Typhoon Lan claims at least two lives as it makes land fall in Japan
Powerful typhoon Lan ripped into central Japan early Monday 23rd Oct, leaving two dead and more than 10 injured.
Authorities advised thousands living in coastal areas or near rivers to evacuate to shelters as Typhoon Lan, described as “very large and very strong”, with gusts near to 200kph, made landfall in Shizuoka southwest of Tokyo at around 3.00 am (1800 GMT Sunday).
The typhoon was moving northeast as winds slowed slightly and may hit Tokyo and surrounding regions during Monday morning rush hours.
Train operators in the capital cancelled some express services in the morning, and some “Shinkansen” bullet trains were stalled in central Japan carrying passengers overnight as the typhoon caused a blackout. Nearly 300 flights scheduled for Monday have already been cancelled, the public broadcaster said, after strong winds forced airline companies to ground more than 500 flights Sunday.
The typhoon claimed its first victims as a male passer-by died when scaffolding collapsed on him at a construction site and a 70-year-old man was found dead after he dived into the sea to grab a rope from another vessel.
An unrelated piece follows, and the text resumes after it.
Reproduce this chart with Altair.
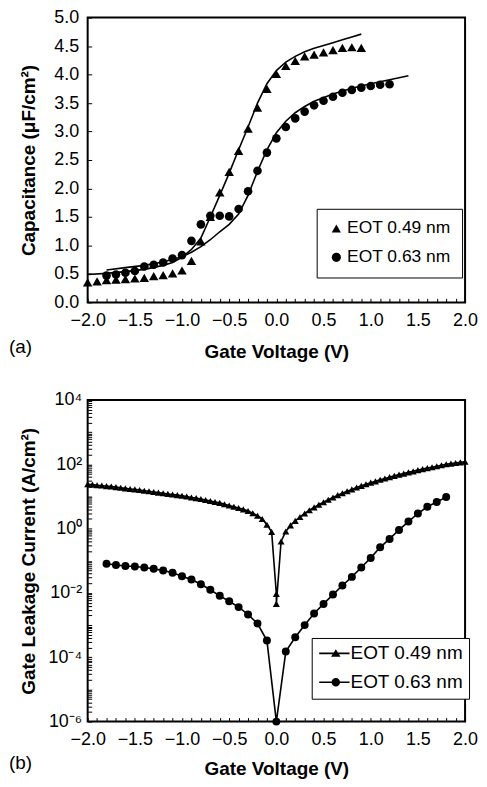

At least 11 people were injured across the nation.
Earlier in the day, Prime Minister Shinzo Abe ordered his minister in charge of disasters to be ready to mobilize rescue and evacuation forces, including troops.
The weather agency separately warned of high waves, landslides and floods in central and western Japan.
To add to the problem elections were being undertaken in Japan, voters in the capital braved torrential rain and driving wind on election day, as a projection said Abe’s ruling conservative coalition was on track to win a two-thirds “super-majority.”
Voting was delayed by some 20 minutes in Kochi in western Japan when landslides blocked a road, while several polling stations closed earlier than scheduled.